Eyes Wide Open: Looking for God in Popular Culture
by William D. Romanowski
In Eyes Wide Open, Romanowski chooses a tack of referring to the movies, et al, as “popular art” — a separate category from high art. This is in no way to speak of popular art as being less than high art — the book is quick to appropriately point out weaknesses in attitudes around high art — but rather to set us on a different footing for engaging with film. The book’s first two parts provide a helpful history and overview of popular art, its cultural foundations and relationships, and Christian perspectives on art. Part three contains the real meat of discussion regarding how we, as Christians, might engage with, react to, and accept or reject movie themes and content. Here, Romanowski takes up both sides, calling out individual films both for censure and for praise, typically because they either, on the one hand, embody typical American lies, or on the other, embody important realities in nuanced ways that draw us into profound life questions. As represented in the book’s closing remarks, it sums up in the end to an encouragement to build community and momentum around good films — films that find their way between sanitized Christian pablum and pandering mass audience kitsch.
Useless Beauty: Ecclesiastes through the Lens of Contemporary Film
by Robert K. Johnston
Ecclesiastes, one of the more enigmatic books of the Bible, speaks of contrasts and questions, sureties and uncertainties, comfort and discomfort. In contrast to the gospel according to some, it tells us that life is not black and white. In Useless Beauty, Johnston walks us through a number of films that embody the themes of Ecclesiastes. Johnston encourages to observe closely both film and Bible, allowing each to enlighten the other, so that we might more deeply see the complexities, nuances, contrasts, and paradoxes of this Christian life. If we do, I believe we will walk away more fully alive and more deeply in love with our God.
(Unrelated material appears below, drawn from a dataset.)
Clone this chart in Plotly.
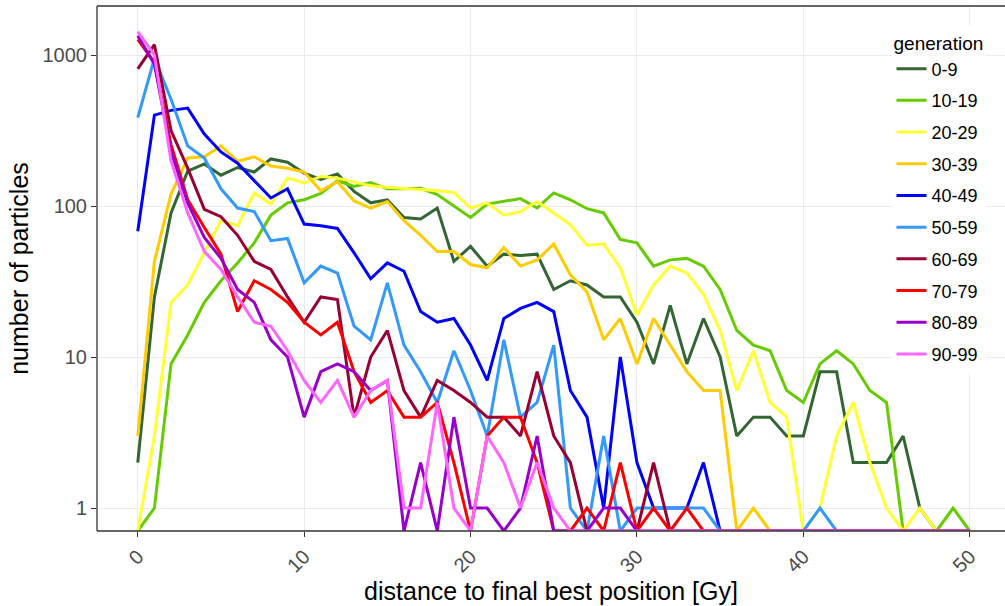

Into the Dark: Seeing the Sacred in the Top Films of the 21st Century
by Craig Detweiler
As the first leg in his foundation for Into the Dark, Detweiler uses the theological principle of general revelation to draw a connection between film and the Christian life. As the second leg, he lets the general population choose the films he discusses in the book — using as a proxy the participants in film discusssions on The Internet Movie Database (www.imdb.com) and IMDb members’ collective ratings of top films. In other words, Into the Dark examines the 21 century films that have most greatly touched the general public and asks how these films embody the general nature of God’s heart and ways, even if they contain no direct religious references. The result is a quite useful exploration of the insights and impact there for us to experience in the many films that Detweiler discusses. He retains the primacy of God’s special revelation (the Bible), being careful to point out that general revelation is an entry point for and a supplement to special revelation, not a replacement for it. Through his own personal journey and the journeys of others (as illustrated by quotes from IMDb’s film discussion pages), Detweiler shows how film can shine a light into our dark places. Of particular note for those interested in formal study of general revelation, the book’s conclusion provides a short history of related theology and philosophy starting with the Enlightenment, referencing the thoughts of Jurgen Moltmann, Karl Barth, Friedrich Schleiermacher, Immanuel Kant, Rene Descartes, John Wesley, Charles Wesley, and Emil Brunner.